Il titolare (e i suoi eredi) ha poi ulteriori 10 anni di tempo per presentare domanda di restituzione.
Pertanto la scadenza oggetto di esame, e richiamata nella nota del Ministero, riguarda i rapporti già confluiti al fondo per i quali è scaduto a novembre 2018 il termine prescrizionale dei 10 anni per richiedere il rimborso. Il problema con le Poste è la comunicazione: mentre le Banche usano la corrispondenza, gli uffici Postali affiggono il foglio con le sigle dei buoni nei loro uffici. Si comprende bene come i 6 mesi possono trascorrere senza che il titolare del buono ne venga a conoscenza. Rimane la possibilità di chiedere il ricorso alla Consap entro i 10 anni dalla scadenza.

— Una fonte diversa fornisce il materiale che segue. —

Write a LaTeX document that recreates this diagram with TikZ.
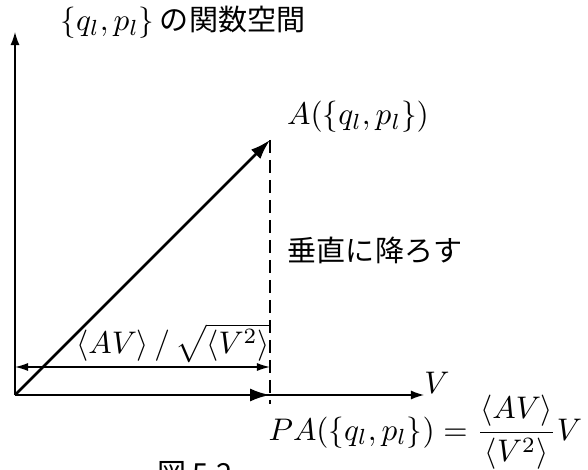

4) Infine vi è il problema del canale istituito presso i Consolati italiani all’estero per chiedere il rimborso dei buoni. Secondo le spiegazioni contenute sui siti l’intestatario del titolo di risparmio che ne chiede il rimborso deve compilare due moduli: il modello W14 delle Poste Italiane S.p.A. e il modello di scelta della forma di pagamento (assegno bancario o bonifico). Oltre ai documenti di identitä e fiscali, si prevede che i Buoni devono essere presentati in originale. La firma del richiedente deve essere apposta in presenza di un funzionario del Consolato Generale e da quest’ultimo autenticata su entrambi i relativi modelli a presentazione completa della domanda. Il richiedente avrà poi la possibilità di procedere all’invio di tutta la documentazione necessaria per il rimborso (si consiglia per posta registrata ovvero raccomandata A/R o assicurata) a Poste Italiane
Divisione Bancoposta, Direzione Operazioni Servizio Risparmi, Via di Torpagnotta, 2 – 00143 ROMA. E qui sorgono i problemi perchè nel caso in cui la procedura non vada a buon fine (mancata risposta o mancato rimborso) risulta praticamente impossibile mettersi in contatto con il summenzionato ufficio. Allora forse avrebbe senso che oltre ai moduli messi a disposizione, i Consolati Italiani all’estero istituissero un canale istituzionale per raccogliere le eventuali doglianze dei nostri connazionali. Rammentiamo infatti che nella categoria “italiani all’estero” rientrano anche coloro che risidedono dall’altra parte del mondo rispetto a Roma.